Max licks his lips and ups the chapping ante.
Off to ski school we went, all three little people outfitted and overheated in the backseat of the spaceship that rode like a hockey puck over a vaseline-smothered slip-and-slide.
The King and I arrived at our destination- the Keystone Nordic Center, where we signed up for one hour of lessons and a day of rentals and skiing. Given the King’s reluctance, it made sense that he should be the one who excelled in our class of fifteen other middle-aged first-timers.
The Prophet at the Nordic Center, where we rented snowshoes and nordic skiis.
The King wanted to understand why a girl like me, raised and bred to believe that downhill skiis were the only way to travel, found this itch to go nordic. I explained that all skiing started with nordic skiing, and I craved the flexibility of it. Imagine not having to wait in chair lift lines. Imagine a journey that takes you through uncharted, ungroomed areas, unlimited by the need for an incline. Imagine being able to remove your skiis, strap them to your back, hike a little ways, and then start again. Imagine not having to rent clunky, cumbersome ski boots. Imagine carting around lighter, less demanding gear. Imagine using skiis to EXPLORE an area rather than race down a slope for a few minutes.
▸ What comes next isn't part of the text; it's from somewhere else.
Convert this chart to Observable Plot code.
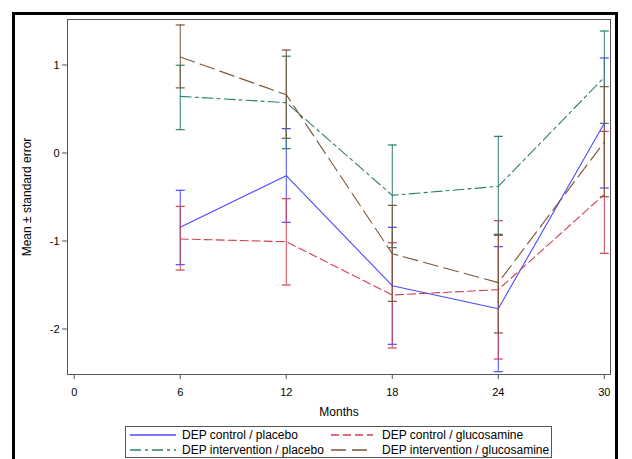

“Okay, okay, enough,” he said. “I get it. We’re giving it a try.”
A view from the Easy Does It trail.
After our hour-long lesson- in which we met some awesome, interesting folks from all over the world- we took a look at the Keystone Nordic Center Trail Map and chose what appeared to be the most scenic route, one which took us over creeks and through small woodlands. It was hard to keep up with the King.
The view of Mount Guyot and Bald Mountain from the Nordic Center.
It was more taxing and difficult than I’d anticipated. And the pleasure was of a different sort. In downhill skiing, it’s all about the brief exhiliration of feeling your skiis manuveur the mountain terrain at various speeds generated by a natural (often steep) inclince. The rush is hard to describe.
In nordic skiing, there is no fast rush- it’s a long, drawn-out pleasure, the kind you get from those moments when you find a rhythm while hiking. Nordic allows you to enter a state of flow, if you are willing to let go. The reward is not the immediate gratification of downhill skiing, but a sustained state of movement.
We skiied the trails with our eyes on the clock, knowing that the little people would not understand any excuses from parents late to retrieve them from ski school. The King was lovely to watch, and I hid my envy at his ability, hoping, instead, that it would encourage him to try skiing nordic with me again. Because, of course, I’m not done until it’s been mastered.